Some colleges are turning to digital marketplaces as their primary textbook providers, shifting the purpose of the campus bookstore.
This summer, Stony Brook University (SBU) announced a partnership with Amazon that allows students to purchase textbooks through a special SBU Amazon page and have books delivered to campus. Students will eventually be able to order books to an Amazon area for delivery and pick them up from storage lockers. SBU's campus store now carries items such as university-branded apparel and school supplies.
Other institutions, including Queens College, Purdue University, and the University of Massachusetts Amherst have nixed their brick-and-mortar campus bookstores. And some colleges use Amazon as an ancillary course materials provider, says Ripley MacDonald, director of Amazon Student Programs.
Peter Baigent, vice president for student affairs at SBU, says the university partnered with Amazon to offer students more affordable options.
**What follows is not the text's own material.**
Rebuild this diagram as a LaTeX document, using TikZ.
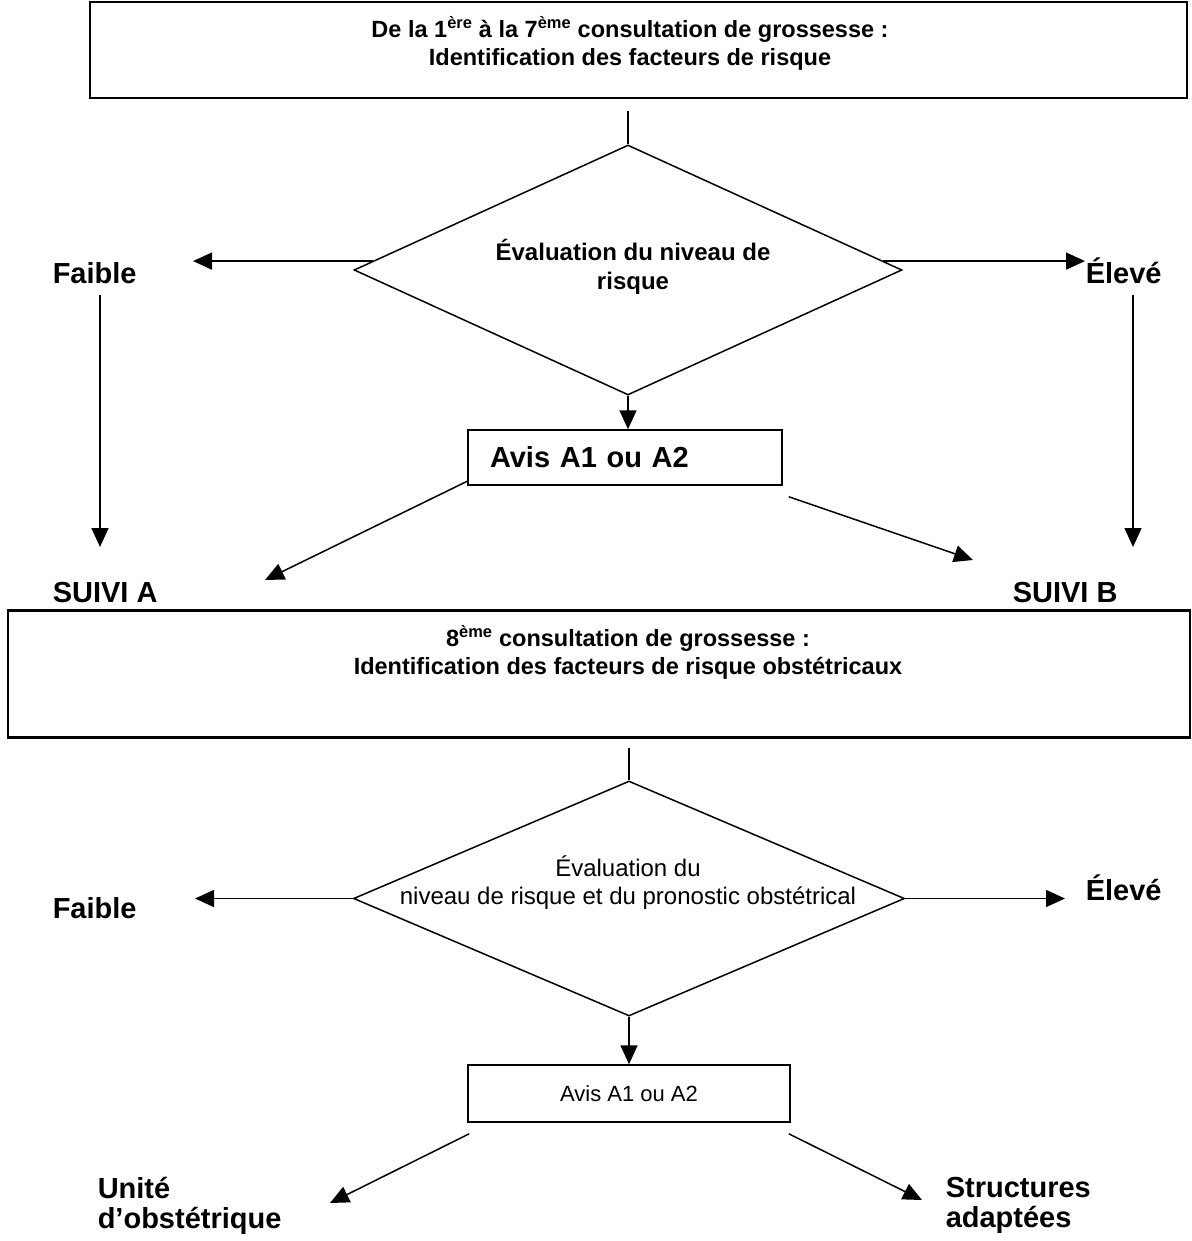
\documentclass[tikz,border=0pt]{standalone}
\usepackage{fontspec}
\setmainfont{Liberation Sans}
\usetikzlibrary{arrows.meta,shapes.geometric,calc}
\begin{document}
\begin{tikzpicture}[x=1pt,y=-1pt,line width=1.5pt,
  arr/.style={-{Triangle[length=19pt,width=17pt]}},
  frame/.style={draw,line width=2.4pt,rectangle,inner sep=0pt},
  dia/.style={draw,diamond,inner sep=0pt,line width=1.5pt},
  lbl/.style={inner sep=0pt,font=\fontsize{29}{30}\selectfont\bfseries},
  lbltwo/.style={inner sep=0pt,align=left,font=\fontsize{29}{30}\selectfont\bfseries},
  boxtext/.style={inner sep=0pt,align=center,font={\bfseries\fontsize{23.5}{28}\selectfont}},
  diatextb/.style={inner sep=0pt,align=center,font=\fontsize{24}{29}\selectfont\bfseries},
  diatext/.style={inner sep=0pt,align=center,font=\fontsize{24}{28}\selectfont},
]
\useasboundingbox (0,0) rectangle (1191,1241);

% ---------- first part ----------
\node[frame,minimum width=1097pt,minimum height=96pt] (box1) at (638.5,50) {};
\node[boxtext] (t1) at (630,43) {De la 1\textsuperscript{ère} à la 7\textsuperscript{ème} consultation de grossesse :\\Identification des facteurs de risque};
\node[dia,minimum width=548pt,minimum height=250pt] (d1) at (628,270) {};
\coordinate (c1) at ($(d1.north)+(0,-33)$);
\node[diatextb] (d1t) at (633,267) {Évaluation du niveau de\\risque};
\draw (c1) -- (d1.north);

\node[lbl,anchor=base west] (f1) at (52,283) {Faible};
\node[lbl,anchor=base west] (e1) at (1085,283) {Élevé};
\coordinate (f1tip) at (193,263);
\draw[arr] (d1.178) -- (d1.178 -| f1tip);
\draw[arr] (d1.2) -- (d1.2 -| e1.west);

\node[draw,line width=1.5pt,minimum height=55pt,text width=270pt,inner xsep=22pt,inner ysep=0pt,align=left,font=\fontsize{29}{30}\selectfont\bfseries] (a1) at (625,457.5) {Avis A1 ou A2};
\draw[arr] (d1.south) -- (d1.south |- a1.north);

\node[lbl,anchor=base west] (sA) at (52,602) {SUIVI A};
\node[lbl,anchor=base west] (sB) at (1012,602) {SUIVI B};
\coordinate (f1a) at (100,295);
\coordinate (f1b) at (100,547);
\draw[arr] (f1a) -- (f1b);
\coordinate (e1a) at (1133,295);
\coordinate (e1b) at (1133,547);
\draw[arr] (e1a) -- (e1b);
\coordinate (sAtip) at (265,580);
\coordinate (sBtip) at (973,560);
\draw[arr] ([shift={(1,-5)}]a1.south west) -- (sAtip);
\draw[arr] ([shift={(6,11)}]a1.south east) -- (sBtip);

% ---------- second part ----------
\node[frame,minimum width=1182pt,minimum height=127pt] (box2) at (599,674) {};
\node[boxtext] (t2) at (628,652) {8\textsuperscript{ème} consultation de grossesse :\\Identification des facteurs de risque obstétricaux};
\node[dia,minimum width=551pt,minimum height=235pt] (d2) at (629,898.5) {};
\coordinate (c2) at ($(d2.north)+(0,-32)$);
\node[diatext] (d2t) at (628,883) {Évaluation du\\niveau de risque et du pronostic obstétrical};
\draw (c2) -- (d2.north);

\node[lbl,anchor=base west] (f2) at (52,918) {Faible};
\node[lbl,anchor=base west] (e2) at (1085,900) {Élevé};
\coordinate (f2tip) at (195,898);
\coordinate (e2tip) at (1065,898);
\draw[arr] (d2.west) -- (d2.west -| f2tip);
\draw[arr] (d2.east) -- (d2.east -| e2tip);

\node[draw,line width=1.5pt,minimum width=322pt,minimum height=57pt,inner sep=0pt,font=\fontsize{22}{26}\selectfont] (a2) at (629,1093.5) {Avis A1 ou A2};
\draw[arr] (d2.south) -- (d2.south |- a2.north);

\node[lbltwo,anchor=west] (u) at (97,1206) {Unité\\d’obstétrique};
\node[lbltwo,anchor=west] (s) at (945,1205) {Structures\\adaptées};
\coordinate (utip) at (330,1203);
\coordinate (stip) at (922,1200);
\draw[arr] ([shift={(2,11)}]a2.south west) -- (utip);
\draw[arr] ([shift={(-2,11)}]a2.south east) -- (stip);
\end{tikzpicture}
\end{document}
But the collaboration benefits institutions as well, with colleges that partner with Amazon earning a percentage of the sales that take place on the website.
Bob Walton, chief executive of the National Association of College Stores, notes that some problems can arise with remote suppliers, such as incorrect orders as complications with reimbursement and book buyback systems.
However, Walton says, textbooks are not the main selling point for campus bookstores, and the focus has been shifting toward other uses for the facilities.
"If anything's in danger, I would say... [it is] that textbooks are going to go away," he says. "The store continues to serve a number of functions that people just don't recognize."
Writing for Education Dive, Jarrett Carter notes that the trend toward online booksellers could be extended to other types of partnerships. For example, major corporations could operate their own kiosks on campus or provide services directly.
"In an era where campuses are looking at all ways to monetize campus operations, this may be the next wave of revenue bearing enterprise for higher education," he writes (Dollinger, New York Times, 9/16; Carter, Education Dive, 9/16).